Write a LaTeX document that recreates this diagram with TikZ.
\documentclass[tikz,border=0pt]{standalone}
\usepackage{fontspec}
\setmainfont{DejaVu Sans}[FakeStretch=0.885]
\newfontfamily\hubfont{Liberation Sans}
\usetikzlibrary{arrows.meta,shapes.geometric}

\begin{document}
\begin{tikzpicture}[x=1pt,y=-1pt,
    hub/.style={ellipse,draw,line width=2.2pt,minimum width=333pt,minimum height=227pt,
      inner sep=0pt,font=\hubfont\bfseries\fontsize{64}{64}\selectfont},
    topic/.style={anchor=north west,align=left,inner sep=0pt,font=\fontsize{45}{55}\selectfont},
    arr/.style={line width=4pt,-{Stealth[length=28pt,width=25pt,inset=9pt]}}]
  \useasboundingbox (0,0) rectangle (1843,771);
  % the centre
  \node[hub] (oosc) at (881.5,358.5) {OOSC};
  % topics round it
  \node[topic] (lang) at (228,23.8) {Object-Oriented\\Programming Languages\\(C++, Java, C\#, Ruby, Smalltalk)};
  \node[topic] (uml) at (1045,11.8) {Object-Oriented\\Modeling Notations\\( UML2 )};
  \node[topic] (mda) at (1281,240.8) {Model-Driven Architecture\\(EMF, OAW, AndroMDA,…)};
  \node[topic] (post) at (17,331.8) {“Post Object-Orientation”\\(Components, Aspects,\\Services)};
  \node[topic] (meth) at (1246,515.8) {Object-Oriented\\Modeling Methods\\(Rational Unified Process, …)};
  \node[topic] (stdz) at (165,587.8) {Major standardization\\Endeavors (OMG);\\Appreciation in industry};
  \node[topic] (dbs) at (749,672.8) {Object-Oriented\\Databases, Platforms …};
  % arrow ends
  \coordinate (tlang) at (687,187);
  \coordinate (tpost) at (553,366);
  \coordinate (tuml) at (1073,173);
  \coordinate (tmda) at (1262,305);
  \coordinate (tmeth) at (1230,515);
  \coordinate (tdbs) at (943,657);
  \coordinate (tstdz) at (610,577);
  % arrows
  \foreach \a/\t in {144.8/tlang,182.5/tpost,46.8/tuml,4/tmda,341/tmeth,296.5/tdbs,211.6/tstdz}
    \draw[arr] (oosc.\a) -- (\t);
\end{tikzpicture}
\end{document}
^^^^^^^^
## EXERCISE TASK:
Your task is to return the full listing exactly as it was given.

## TASK RESPONSE:
Write a LaTeX document that recreates this diagram with TikZ.
\documentclass[tikz,border=0pt]{standalone}
\usepackage{fontspec}
\setmainfont{DejaVu Sans}[FakeStretch=0.885]
\newfontfamily\hubfont{Liberation Sans}
\usetikzlibrary{arrows.meta,shapes.geometric}

\begin{document}
\begin{tikzpicture}[x=1pt,y=-1pt,
    hub/.style={ellipse,draw,line width=2.2pt,minimum width=333pt,minimum height=227pt,
      inner sep=0pt,font=\hubfont\bfseries\fontsize{64}{64}\selectfont},
    topic/.style={anchor=north west,align=left,inner sep=0pt,font=\fontsize{45}{55}\selectfont},
    arr/.style={line width=4pt,-{Stealth[length=28pt,width=25pt,inset=9pt]}}]
  \useasboundingbox (0,0) rectangle (1843,771);
  % the centre
  \node[hub] (oosc) at (881.5,358.5) {OOSC};
  % topics round it
  \node[topic] (lang) at (228,23.8) {Object-Oriented\\Programming Languages\\(C++, Java, C\#, Ruby, Smalltalk)};
  \node[topic] (uml) at (1045,11.8) {Object-Oriented\\Modeling Notations\\( UML2 )};
  \node[topic] (mda) at (1281,240.8) {Model-Driven Architecture\\(EMF, OAW, AndroMDA,…)};
  \node[topic] (post) at (17,331.8) {“Post Object-Orientation”\\(Components, Aspects,\\Services)};
  \node[topic] (meth) at (1246,515.8) {Object-Oriented\\Modeling Methods\\(Rational Unified Process, …)};
  \node[topic] (stdz) at (165,587.8) {Major standardization\\Endeavors (OMG);\\Appreciation in industry};
  \node[topic] (dbs) at (749,672.8) {Object-Oriented\\Databases, Platforms …};
  % arrow ends
  \coordinate (tlang) at (687,187);
  \coordinate (tpost) at (553,366);
  \coordinate (tuml) at (1073,173);
  \coordinate (tmda) at (1262,305);
  \coordinate (tmeth) at (1230,515);
  \coordinate (tdbs) at (943,657);
  \coordinate (tstdz) at (610,577);
  % arrows
  \foreach \a/\t in {144.8/tlang,182.5/tpost,46.8/tuml,4/tmda,341/tmeth,296.5/tdbs,211.6/tstdz}
    \draw[arr] (oosc.\a) -- (\t);
\end{tikzpicture}
\end{document}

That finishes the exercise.